WHAT YOU SHOULD DO
Copy out the data exactly, leaving the pictures behind.

-- BEGIN DATASET SECTION --

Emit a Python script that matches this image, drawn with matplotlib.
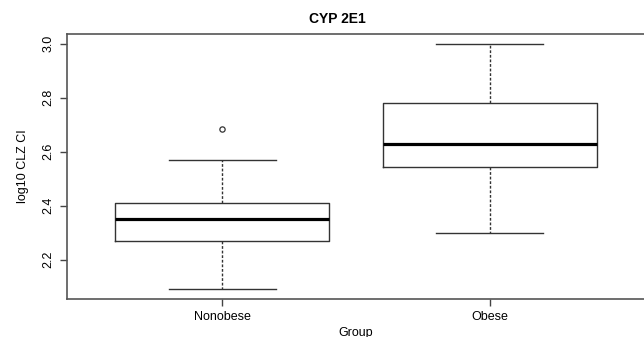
import matplotlib.pyplot as plt

plt.rcParams['font.family'] = ['Liberation Sans', 'DejaVu Sans']

# Boxplot statistics (log10 CLZ CI)
groups = ['Nonobese', 'Obese']
whisker_low = [2.09, 2.30]
q1 = [2.27, 2.545]
median = [2.35, 2.63]
q3 = [2.41, 2.78]
whisker_high = [2.57, 3.00]
outliers = [[2.685], []]

stats = []
for i, g in enumerate(groups):
    stats.append({
        'label': g, 'whislo': whisker_low[i], 'q1': q1[i], 'med': median[i],
        'q3': q3[i], 'whishi': whisker_high[i], 'fliers': outliers[i],
    })

fig = plt.figure(figsize=(6.44, 3.37), dpi=100)
ax = fig.add_axes([67 / 644, 1 - 299 / 337, 578 / 644, 265 / 337])

edge = '#333333'
ax.bxp(stats, positions=[1, 2], widths=0.8, patch_artist=False,
       boxprops=dict(color=edge, linewidth=1),
       medianprops=dict(color='black', linewidth=2.3),
       whiskerprops=dict(color=edge, linewidth=1, linestyle=(0, (2, 1.3))),
       capprops=dict(color=edge, linewidth=1),
       capwidths=0.4,
       flierprops=dict(marker='o', markersize=3.8, markerfacecolor='none',
                       markeredgecolor=edge, markeredgewidth=0.9))

ax.set_xlim(0.42, 2.58)
ax.set_ylim(2.0536, 3.0364)
ax.set_yticks([2.2, 2.4, 2.6, 2.8, 3.0])
ax.set_yticklabels(['2.2', '2.4', '2.6', '2.8', '3.0'], rotation=90, va='center')
ax.set_xticks([1, 2])
ax.set_xticklabels(groups)
ax.tick_params(axis='both', labelsize=9, color='#444444', length=5, width=1)
ax.tick_params(axis='y', pad=4)
for s in ax.spines.values():
    s.set_color('#555555')
    s.set_linewidth(1.2)

ax.set_ylabel('log10 CLZ CI', fontsize=9, labelpad=10)
ax.set_xlabel('Group', fontsize=9, labelpad=3)
fig.text(337 / 644, 1 - 19 / 337, 'CYP 2E1', fontsize=10, fontweight='bold',
         ha='center', va='center')

fig.savefig('out.png', dpi=100)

-- END DATASET SECTION --

EXERCISE RESPONSE
Emit a Python script that matches this image, drawn with matplotlib.
import matplotlib.pyplot as plt

plt.rcParams['font.family'] = ['Liberation Sans', 'DejaVu Sans']

# Boxplot statistics (log10 CLZ CI)
groups = ['Nonobese', 'Obese']
whisker_low = [2.09, 2.30]
q1 = [2.27, 2.545]
median = [2.35, 2.63]
q3 = [2.41, 2.78]
whisker_high = [2.57, 3.00]
outliers = [[2.685], []]

stats = []
for i, g in enumerate(groups):
    stats.append({
        'label': g, 'whislo': whisker_low[i], 'q1': q1[i], 'med': median[i],
        'q3': q3[i], 'whishi': whisker_high[i], 'fliers': outliers[i],
    })

fig = plt.figure(figsize=(6.44, 3.37), dpi=100)
ax = fig.add_axes([67 / 644, 1 - 299 / 337, 578 / 644, 265 / 337])

edge = '#333333'
ax.bxp(stats, positions=[1, 2], widths=0.8, patch_artist=False,
       boxprops=dict(color=edge, linewidth=1),
       medianprops=dict(color='black', linewidth=2.3),
       whiskerprops=dict(color=edge, linewidth=1, linestyle=(0, (2, 1.3))),
       capprops=dict(color=edge, linewidth=1),
       capwidths=0.4,
       flierprops=dict(marker='o', markersize=3.8, markerfacecolor='none',
                       markeredgecolor=edge, markeredgewidth=0.9))

ax.set_xlim(0.42, 2.58)
ax.set_ylim(2.0536, 3.0364)
ax.set_yticks([2.2, 2.4, 2.6, 2.8, 3.0])
ax.set_yticklabels(['2.2', '2.4', '2.6', '2.8', '3.0'], rotation=90, va='center')
ax.set_xticks([1, 2])
ax.set_xticklabels(groups)
ax.tick_params(axis='both', labelsize=9, color='#444444', length=5, width=1)
ax.tick_params(axis='y', pad=4)
for s in ax.spines.values():
    s.set_color('#555555')
    s.set_linewidth(1.2)

ax.set_ylabel('log10 CLZ CI', fontsize=9, labelpad=10)
ax.set_xlabel('Group', fontsize=9, labelpad=3)
fig.text(337 / 644, 1 - 19 / 337, 'CYP 2E1', fontsize=10, fontweight='bold',
         ha='center', va='center')

fig.savefig('out.png', dpi=100)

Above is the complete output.